- _CHALLENGE_: Starting at the top of the listing, extract every line up to and including the one with "const pink = 'rgb(255,51,148)';". Pictures stay out of the copy.

- _RECORDED DATA_:

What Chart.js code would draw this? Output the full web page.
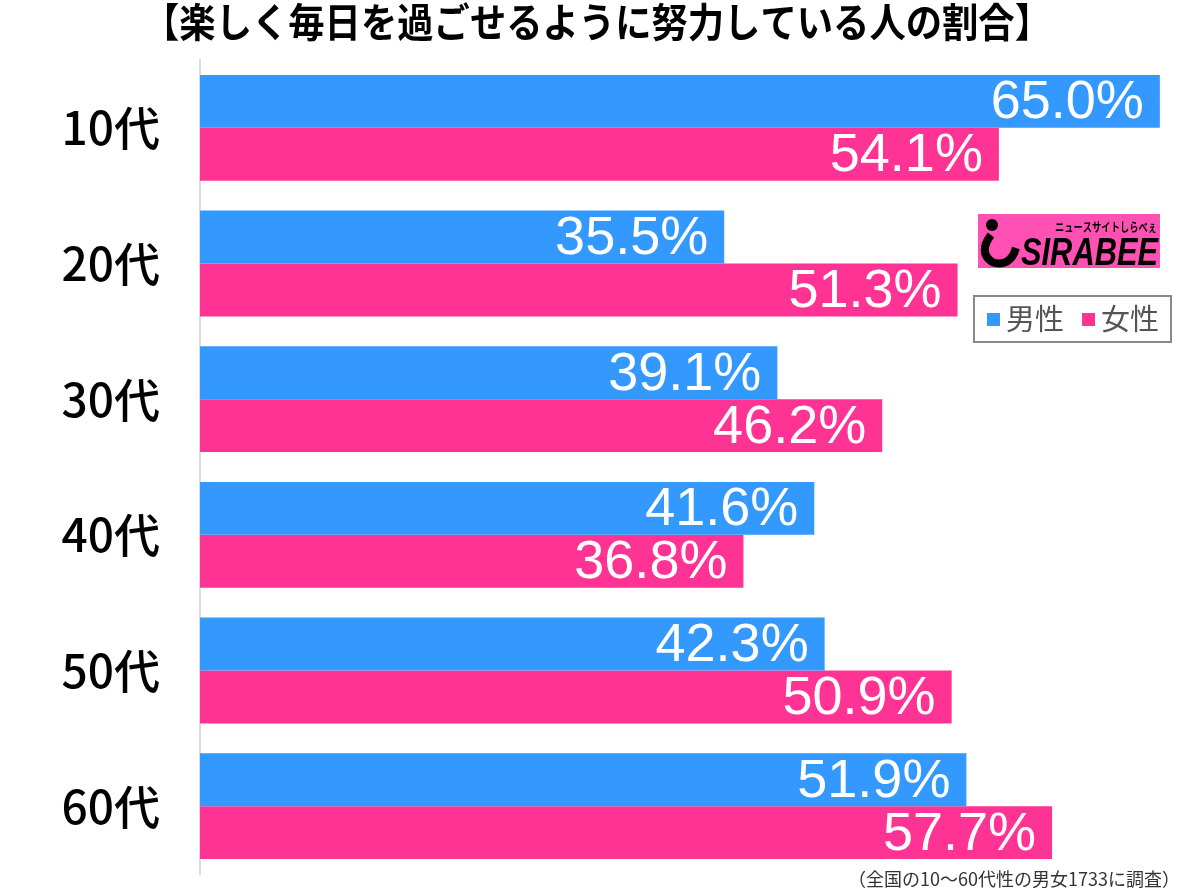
<!DOCTYPE html>
<html>
<head>
<meta charset="utf-8">
<script src="https://cdn.jsdelivr.net/npm/chart.js@4/dist/chart.umd.min.js"></script>
<style>
  html, body { margin: 0; padding: 0; background: #fff; }
  #wrap { width: 1200px; height: 891px; position: relative; }
</style>
</head>
<body>
<div id="wrap"><canvas id="barChart" width="1200" height="891"></canvas></div>
<script>
// 楽しく毎日を過ごせるように努力している人の割合
const chartTitle = '【楽しく毎日を過ごせるように努力している人の割合】';
const footNote = '（全国の10～60代性の男女1733に調査）';
const ageGroups = ['10代', '20代', '30代', '40代', '50代', '60代'];
const menValues = [65.0, 35.5, 39.1, 41.6, 42.3, 51.9];
const womenValues = [54.1, 51.3, 46.2, 36.8, 50.9, 57.7];
const seriesNames = ['男性', '女性'];

const blue = 'rgb(51,153,255)';
const pink = 'rgb(255,51,148)';

// 棒の右端に白い数値
const valueLabels = {
    id: 'valueLabels',
    afterDatasetsDraw(chart) {
        const ctx = chart.ctx;
        ctx.save();
        ctx.fillStyle = '#fff';
        ctx.font = '54px "Liberation Sans", Arial, sans-serif';
        ctx.textAlign = 'right';
        ctx.textBaseline = 'middle';
        chart.data.datasets.forEach((ds, i) => {
            chart.getDatasetMeta(i).data.forEach((bar, j) => {
                ctx.fillText(ds.data[j].toFixed(1) + '%', bar.x - 16, bar.y + 2);
            });
        });
        ctx.restore();
    }
};

// 幅を合わせて書く
function fitText(ctx, text, x, y, width) {
    const w = ctx.measureText(text).width;
    ctx.save();
    ctx.translate(x, y);
    ctx.scale(width / w, 1);
    ctx.fillText(text, 0, 0);
    ctx.restore();
}

// タイトル、ロゴ、凡例、注記
const extras = {
    id: 'extras',
    afterDraw(chart) {
        const ctx = chart.ctx;
        ctx.save();
        // title
        ctx.fillStyle = '#000';
        ctx.font = 'bold 40px "Noto Sans CJK JP", sans-serif';
        ctx.textAlign = 'center';
        ctx.textBaseline = 'middle';
        fitText(ctx, chartTitle, 597, 22, 908);

        // logo
        ctx.fillStyle = 'rgb(255,80,180)';
        ctx.fillRect(978, 214, 182, 54);
        ctx.fillStyle = '#000';
        ctx.beginPath();
        ctx.arc(992, 225, 6, 0, Math.PI * 2);
        ctx.fill();
        ctx.lineWidth = 8;
        ctx.strokeStyle = '#000';
        ctx.beginPath();
        ctx.moveTo(991, 235);
        ctx.quadraticCurveTo(978, 252, 992, 262);
        ctx.quadraticCurveTo(1010, 268, 1016, 248);
        ctx.stroke();
        ctx.font = 'italic bold 38px "Liberation Sans", Arial, sans-serif';
        ctx.textAlign = 'left';
        ctx.textBaseline = 'alphabetic';
        fitText(ctx, 'SIRABEE', 1021, 265, 137);
        ctx.font = 'bold 12px "Noto Sans CJK JP", sans-serif';
        fitText(ctx, 'ニュースサイトしらべぇ', 1055, 232, 102);

        // legend
        ctx.strokeStyle = '#888';
        ctx.lineWidth = 2;
        ctx.strokeRect(974, 296, 197, 46);
        ctx.font = '29px "Noto Sans CJK JP", sans-serif';
        ctx.textBaseline = 'middle';
        ctx.fillStyle = blue;
        ctx.fillRect(987, 313, 13, 13);
        ctx.fillStyle = '#555';
        ctx.fillText(seriesNames[0], 1006, 319);
        ctx.fillStyle = pink;
        ctx.fillRect(1082, 313, 13, 13);
        ctx.fillStyle = '#555';
        ctx.fillText(seriesNames[1], 1101, 319);

        // footnote
        ctx.fillStyle = '#333';
        ctx.font = '18px "Noto Sans CJK JP", sans-serif';
        ctx.textAlign = 'right';
        ctx.fillText(footNote, 1180, 879);
        ctx.restore();
    }
};

new Chart(document.getElementById('barChart'), {
    type: 'bar',
    data: {
        labels: ageGroups,
        datasets: [
            { label: seriesNames[0], data: menValues, backgroundColor: blue },
            { label: seriesNames[1], data: womenValues, backgroundColor: pink }
        ]
    },
    options: {
        indexAxis: 'y',
        responsive: false,
        animation: false,
        layout: { padding: { top: 60, bottom: 17, right: 18, left: 0 } },
        datasets: { bar: { categoryPercentage: 0.78, barPercentage: 1.0 } },
        plugins: { legend: { display: false }, tooltip: { enabled: false } },
        scales: {
            x: { display: false, min: 0, max: 66.5 },
            y: {
                grid: { display: false, drawTicks: true, tickLength: 40 },
                border: { color: '#ddd', width: 2 },
                ticks: {
                    color: '#000',
                    padding: 0,
                    font: { family: '"Noto Sans CJK JP", sans-serif', size: 46, weight: '500', lineHeight: 0.6 }
                },
                afterFit(scale) { scale.width = 200; }
            }
        }
    },
    plugins: [valueLabels, extras]
});
</script>
</body>
</html>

- _SOLUTION_:
What Chart.js code would draw this? Output the full web page.
<!DOCTYPE html>
<html>
<head>
<meta charset="utf-8">
<script src="https://cdn.jsdelivr.net/npm/chart.js@4/dist/chart.umd.min.js"></script>
<style>
  html, body { margin: 0; padding: 0; background: #fff; }
  #wrap { width: 1200px; height: 891px; position: relative; }
</style>
</head>
<body>
<div id="wrap"><canvas id="barChart" width="1200" height="891"></canvas></div>
<script>
// 楽しく毎日を過ごせるように努力している人の割合
const chartTitle = '【楽しく毎日を過ごせるように努力している人の割合】';
const footNote = '（全国の10～60代性の男女1733に調査）';
const ageGroups = ['10代', '20代', '30代', '40代', '50代', '60代'];
const menValues = [65.0, 35.5, 39.1, 41.6, 42.3, 51.9];
const womenValues = [54.1, 51.3, 46.2, 36.8, 50.9, 57.7];
const seriesNames = ['男性', '女性'];

const blue = 'rgb(51,153,255)';
const pink = 'rgb(255,51,148)';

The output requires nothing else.